Project change requested, so persuing learning RVO for final project
All funny working names aside, while working on my presentation on Machine learning and Motion Planning, I ran accross a paper which uses an idea called Viability Filtering. Essentially, this technique removes the clear query and replaces it with the viability query, where viability uses a binary classifier trained via ML techniques. The paper presents some difficulties transferring learned viability between vastly different scenarios. For example viability trained on large passages being used for small passages, and vice versa, etc. There also could be an issues of classification error as a failure of viability is treated exactly the same as a failure of the clear query. Moreover, the technique is not probabilistically complete, on the authors project website under the FAQ he does respond to this problem by posing the use of a standard planning algorithm in parallel.
Upon further thought I realized that while the original topic is still interesting to pursue, it might be more interesting to look into an ML based planner, inspired by Viability filtering.
The fist step was actually coming up with a ML based planning algorithm This algorithm is fundamentally different from Viability filtering as it uses the idea that we can have real valued ML classifiers. Here is a sketch of the algorithm.
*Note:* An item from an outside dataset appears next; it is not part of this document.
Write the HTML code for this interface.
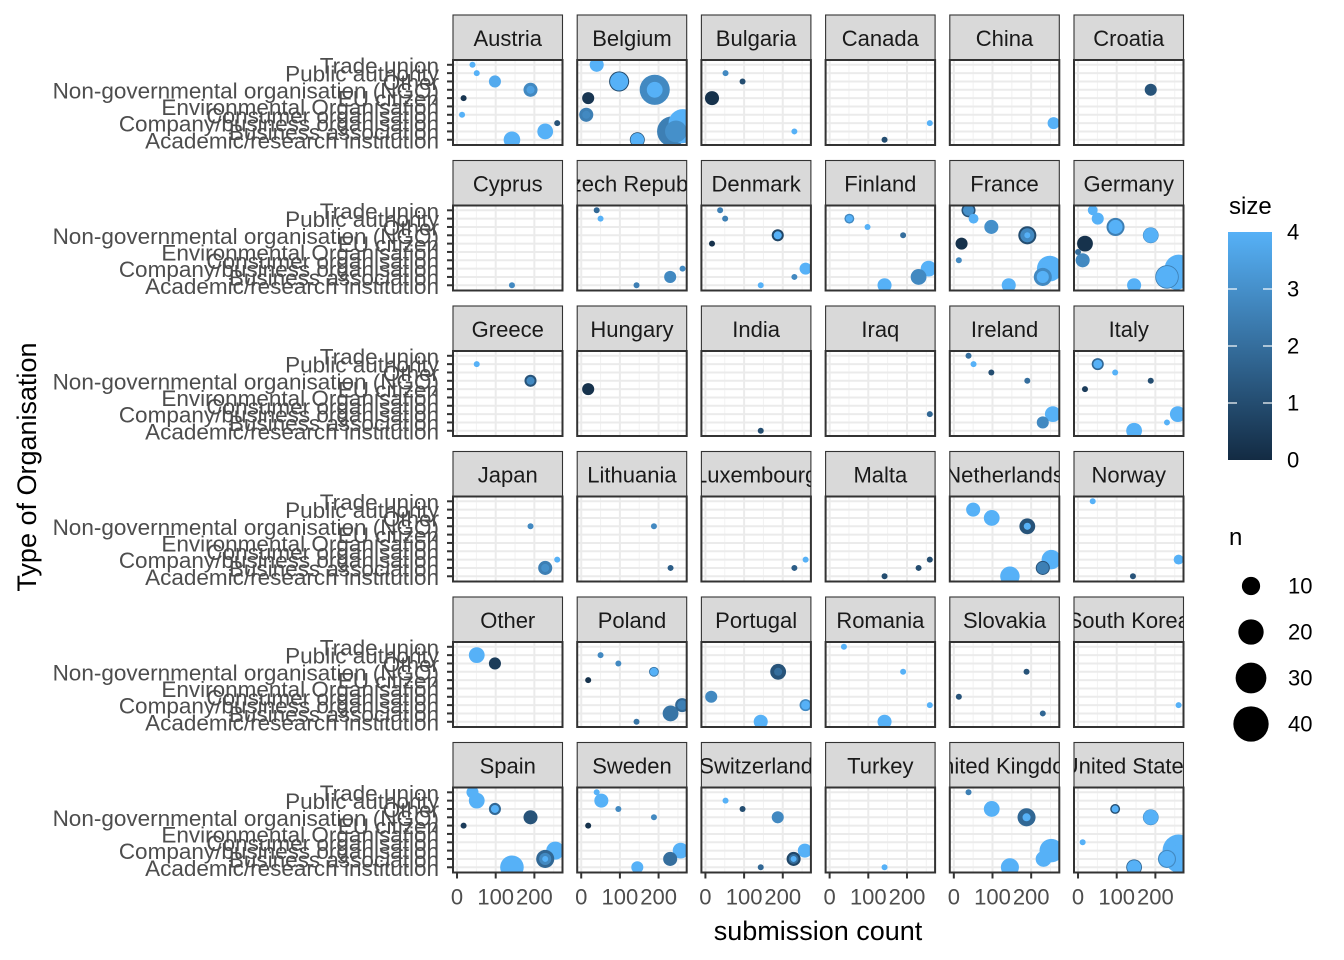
<!DOCTYPE html>
<html><head><meta charset="utf-8">
<style>
html,body{margin:0;padding:0;background:#fff;}
svg{display:block;font-family:"Liberation Sans",Arial,sans-serif;}
</style></head>
<body>
<svg id="chart" width="1344" height="960" viewBox="0 0 1344 960"></svg>
<script>
const categories = ["Trade union","Public authority","Other","Non-governmental organisation (NGO)","EU citizen","Environmental Organisation","Consumer organisation","Company/business organisation","Business association","Academic/research institution"];
const countries = ["Austria","Belgium","Bulgaria","Canada","China","Croatia","Cyprus","Czech Republic","Denmark","Finland","France","Germany","Greece","Hungary","India","Iraq","Ireland","Italy","Japan","Lithuania","Luxembourg","Malta","Netherlands","Norway","Other","Poland","Portugal","Romania","Slovakia","South Korea","Spain","Sweden","Switzerland","Turkey","United Kingdom","United States"];
const xTicks = [0,100,200];
const xTickLabels = ["0","100","200"];
const colorTicks = [0,1,2,3,4];
const sizeLegend = [10,20,30,40];
// each point: [submission count, category index, n, size(colour)]
const points = [
[[40,0,1,4],[51,1,1,4],[98,2,5,3.8],[190,3,7,2.8],[190,3,2,3.5],[17,4,1,0.3],[13,6,1,4],[259,7,1,1.2],[228,8,9,4],[142,9,10,4]],
[[40,0,7,4],[98,2,15,1],[98,2,12,4],[190,3,35,2.8],[190,3,9,4],[18,4,5,0.3],[13,6,7,2.5],[13,6,2,2.8],[145,9,8,1],[145,9,6.5,4],[235,8,35,2.5],[245,8,18,3],[262,7,30,4],[262,8,21,4]],
[[52,1,1,2.8],[96,2,1,1],[17,4,7,0.2],[230,8,1,4]],
[[259,7,1,4],[142,9,1,1]],
[[258,7,5,4]],
[[188,3,5,1.2]],
[[142,9,1,2.8]],
[[40,0,1,1.8],[50,1,1,4],[143,9,1,2.5],[230,8,5,2.8],[262,7,1,2.8]],
[[38,0,1,2.5],[51,1,1,2.5],[187,3,5,0.8],[187,3,2,4],[17,4,1,0.2],[259,7,5,4],[230,8,1,2.8],[143,9,1,4]],
[[51,1,3.2,2.8],[51,1,1.5,4],[98,2,1,4],[190,3,1,2],[256,7,9,4],[230,8,9,2.8],[142,9,7,4]],
[[38,0,7,1.2],[38,0,4,3],[51,1,3.2,4],[97,2,7,3],[190,3,12,1],[190,3,7,2.8],[190,3,1,4],[20,4,5,0.2],[13,6,1,2.8],[248,7,25,4],[230,8,12,2.8],[230,8,5,4],[142,9,7,4]],
[[38,0,3.2,4],[51,1,5,4],[97,2,12,2.5],[97,2,7,4],[188,3,9,2.5],[188,3,8,4],[18,4,9,0.2],[0,5,1,2],[12,6,7,2.8],[145,9,7,4],[230,8,21,2.5],[230,8,18,4],[255,8,25,4],[260,7,30,4]],
[[51,1,1,4],[190,3,5,1.2],[190,3,2,2.8]],
[[18,4,5,0.2]],
[[143,9,1,1]],
[[259,7,1,1.8]],
[[38,0,1,2],[51,1,1,4],[97,2,1,1],[190,3,1,2],[256,7,9,4],[230,8,5,2.8]],
[[51,1,5,1.8],[51,1,2.5,4],[96,2,1,4],[188,3,1,1],[18,4,1,0.5],[258,7,9,4],[230,8,1,4],[145,9,9,4]],
[[190,3,1,2.8],[259,7,1,4],[228,8,7,2.5],[228,8,2,3]],
[[188,3,1,2.8],[231,8,1,1.5]],
[[259,7,1,4],[230,8,1,1.5]],
[[259,7,1,1],[230,8,1,1],[142,9,1,1]],
[[50,1,7,4],[98,2,9,4],[190,3,9,1.2],[190,3,1.5,4],[252,7,14,4],[230,8,7,1.2],[230,8,5,2.5],[145,9,14,4]],
[[38,0,1,4],[260,7,3.2,4],[142,9,1,1.2]],
[[51,1,9,4],[98,2,5,0.5]],
[[50,1,1,2.8],[96,2,1,2.8],[188,3,3.2,2.2],[188,3,2,4],[18,4,1,0.2],[261,7,7,1.8],[261,7,3.2,2.5],[231,8,9,2.2],[143,9,1,2.2]],
[[188,3,9,1.2],[188,3,2,2],[15,6,5,2.8],[259,7,5,2.8],[259,7,2.5,4],[143,9,7,4]],
[[37,0,1,4],[190,3,1,4],[259,7,1,4],[142,9,7,4]],
[[188,3,1,1.2],[13,6,1,1.2],[230,8,1,1.8]],
[[260,7,1,4]],
[[40,0,5,4],[51,1,9,4],[98,2,5,1.8],[98,2,2,4],[190,3,7,1.2],[17,4,1,0.5],[254,7,12,4],[228,8,12,1.8],[228,8,5,2.8],[228,8,1,4],[142,9,21,4]],
[[40,0,1,4],[52,1,7,4],[96,2,1,2.8],[188,3,1,2.8],[18,4,1,0.2],[257,7,9,4],[230,8,7,2],[145,9,5,4]],
[[52,1,1,4],[96,2,1,1],[187,3,5,2.8],[257,7,7,4],[228,8,7,0.8],[228,8,3.2,2],[228,8,1,4],[143,9,1,1.8]],
[[142,9,1,4]],
[[38,0,1,2.5],[98,2,9,4],[188,3,12,1.8],[188,3,2,4],[252,7,21,4],[232,8,9,4],[145,9,12,4]],
[[96,2,3.2,1],[96,2,1.5,4],[188,3,9,2.5],[188,3,8,4],[12,6,1,4],[145,9,9,1.8],[145,9,7,4],[260,7,40,4],[230,8,12,2.8],[230,8,9,4],[262,8,30,4]]
];

const NS = "http://www.w3.org/2000/svg";
const svg = document.getElementById("chart");
function mk(tag, attrs, parent){
  const e = document.createElementNS(NS, tag);
  for (const k in attrs) e.setAttribute(k, attrs[k]);
  (parent||svg).appendChild(e);
  return e;
}
const PW = 109.5, PH = 85, SH = 45, COLSTEP = 124.2, ROWSTEP = 145.5, X0 = 453, Y0 = 15;
const XMIN = -10.4, XMAX = 272.7;
function xScale(v, left){ return left + (v - XMIN) / (XMAX - XMIN) * PW; }
function yScale(i, top){ return top + 4.8 + i * 8.33; }
function rScale(n){ return 3 + 14 * (Math.sqrt(n) - 1) / (Math.sqrt(45) - 1); }
function colorScale(c){
  const t = Math.max(0, Math.min(1, c / 4));
  const a = [19,43,67], b = [86,177,247];
  return "rgb(" + a.map((v,i)=>Math.round(v + (b[i]-v)*t)).join(",") + ")";
}

const defs = mk("defs", {});
countries.forEach((name, idx) => {
  const col = idx % 6, row = Math.floor(idx / 6);
  const left = X0 + col * COLSTEP, stripTop = Y0 + row * ROWSTEP, top = stripTop + SH;
  const g = mk("g", {});
  
  
  const cp = mk("clipPath", {id: "cp" + idx}, defs);
  mk("rect", {x: left, y: top, width: PW, height: PH}, cp);
  const cs = mk("clipPath", {id: "cs" + idx}, defs);
  mk("rect", {x: left, y: stripTop, width: PW, height: SH}, cs);
  const strip = mk("rect", {x: left, y: stripTop, width: PW, height: SH, fill: "#D9D9D9", stroke: "#333333", "stroke-width": 1.1}, g);
  
  
  const st = mk("text", {x: left + PW/2, y: stripTop + SH/2 + 1, "text-anchor": "middle", "dominant-baseline": "central", "font-size": 22, fill: "#1A1A1A", "clip-path": "url(#cs" + idx + ")"}, g);
  st.textContent = name;
  
  
  mk("rect", {x: left, y: top, width: PW, height: PH, fill: "#FFFFFF"}, g);
  [50,150,250].forEach(v => mk("line", {x1: xScale(v,left), x2: xScale(v,left), y1: top, y2: top+PH, stroke: "#F2F2F2", "stroke-width": 1}, g));
  xTicks.forEach(v => mk("line", {x1: xScale(v,left), x2: xScale(v,left), y1: top, y2: top+PH, stroke: "#EBEBEB", "stroke-width": 2}, g));
  categories.forEach((c,i) => mk("line", {x1: left, x2: left+PW, y1: yScale(i,top), y2: yScale(i,top), stroke: "#EBEBEB", "stroke-width": 2}, g));
  const pg = mk("g", {"clip-path": "url(#cp" + idx + ")"}, g);
  const pts = points[idx].slice().sort((a,b)=>b[2]-a[2]);
  pts.forEach(p => {
    const c = mk("circle", {cx: xScale(p[0],left), cy: yScale(p[1],top), r: rScale(p[2]), fill: colorScale(p[3])}, pg);
    
    
  });
  mk("rect", {x: left, y: top, width: PW, height: PH, fill: "none", stroke: "#333333", "stroke-width": 2}, g);
  if (col === 0) {
    categories.forEach((c,i) => {
      mk("line", {x1: left-6, x2: left, y1: yScale(i,top), y2: yScale(i,top), stroke: "#333333", "stroke-width": 2}, g);
      const t = mk("text", {x: left-14, y: yScale(i,top)+1, "text-anchor": "end", "dominant-baseline": "central", "font-size": 22.5, fill: "#4D4D4D"}, g);
      t.textContent = c;
      
      
    });
  }
  if (row === 5) {
    xTicks.forEach((v,i) => {
      mk("line", {x1: xScale(v,left), x2: xScale(v,left), y1: top+PH, y2: top+PH+6, stroke: "#333333", "stroke-width": 2}, g);
      const t = mk("text", {x: xScale(v,left), y: top+PH+32, "text-anchor": "middle", "font-size": 22, fill: "#4D4D4D"}, g);
      t.textContent = xTickLabels[i];
      
      
    });
  }
});

const xt = mk("text", {x: 818, y: 940, "text-anchor": "middle", "font-size": 27, fill: "#000"});
xt.textContent = "submission count";


const yt = mk("text", {x: 0, y: 0, transform: "translate(36,467) rotate(-90)", "text-anchor": "middle", "font-size": 27, fill: "#000"});
yt.textContent = "Type of Organisation";



const lg = mk("g", {});


const ct = mk("text", {x: 1229, y: 214, "font-size": 24, fill: "#000"}, lg);
ct.textContent = "size";


const grad = mk("linearGradient", {id: "cg", x1: 0, y1: 1, x2: 0, y2: 0}, defs);
mk("stop", {offset: "0", "stop-color": colorScale(0)}, grad);
mk("stop", {offset: "0.5", "stop-color": colorScale(2)}, grad);
mk("stop", {offset: "1", "stop-color": colorScale(4)}, grad);
const CB_TOP = 232, CB_BOT = 460, CB_L = 1228, CB_W = 44;
mk("rect", {x: CB_L, y: CB_TOP, width: CB_W, height: CB_BOT-CB_TOP, fill: "url(#cg)"}, lg);
colorTicks.forEach(v => {
  const y = CB_BOT - v/4*(CB_BOT-CB_TOP);
  if (v>0 && v<4) {
    mk("line", {x1: CB_L, x2: CB_L+9, y1: y, y2: y, stroke: "#fff", "stroke-width": 1.2}, lg);
    mk("line", {x1: CB_L+CB_W-9, x2: CB_L+CB_W, y1: y, y2: y, stroke: "#fff", "stroke-width": 1.2}, lg);
  }
  const t = mk("text", {x: 1287, y: y, "dominant-baseline": "central", "font-size": 22, fill: "#000"}, lg);
  t.textContent = String(v);
  
  
});

const sg = mk("g", {});


const stt = mk("text", {x: 1229, y: 545, "font-size": 24, fill: "#000"}, sg);
stt.textContent = "n";


sizeLegend.forEach((n,i) => {
  const y = 586 + i*46;
  const c = mk("circle", {cx: 1251, cy: y, r: rScale(n)*1.1, fill: "#000"}, sg);
  
  
  const t = mk("text", {x: 1288, y: y, "dominant-baseline": "central", "font-size": 22, fill: "#000"}, sg);
  t.textContent = String(n);
  
  
});
</script>
</body></html>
As in Viability Filtering, we replace the clear query with a viability query, which in the following we will refer to as VQ. VQ is a real valued function with range range (0,1), which given a feature vector of the current state of the environment tells you the probability of the feasibility such that 1 is highest probability 0 is least. The algorithm makes a decision on wether to keep this point or throw it away based on desperation, a value in (0,1) that decreases with respect to time. Essentially what will happen is the planner with start off only expanding paths that are highly probable. As time progresses the planner will become more desperate expanding less likely paths. Interestingly, this still uses some of the same techniques from the multi armed bandit problem, with respect to changing the desperation parameter, only with a different concept of reward.
One thing to note, is once the the desperation parameter is 0 then the algorithm is using what every probabilistic method it is sitting on top of.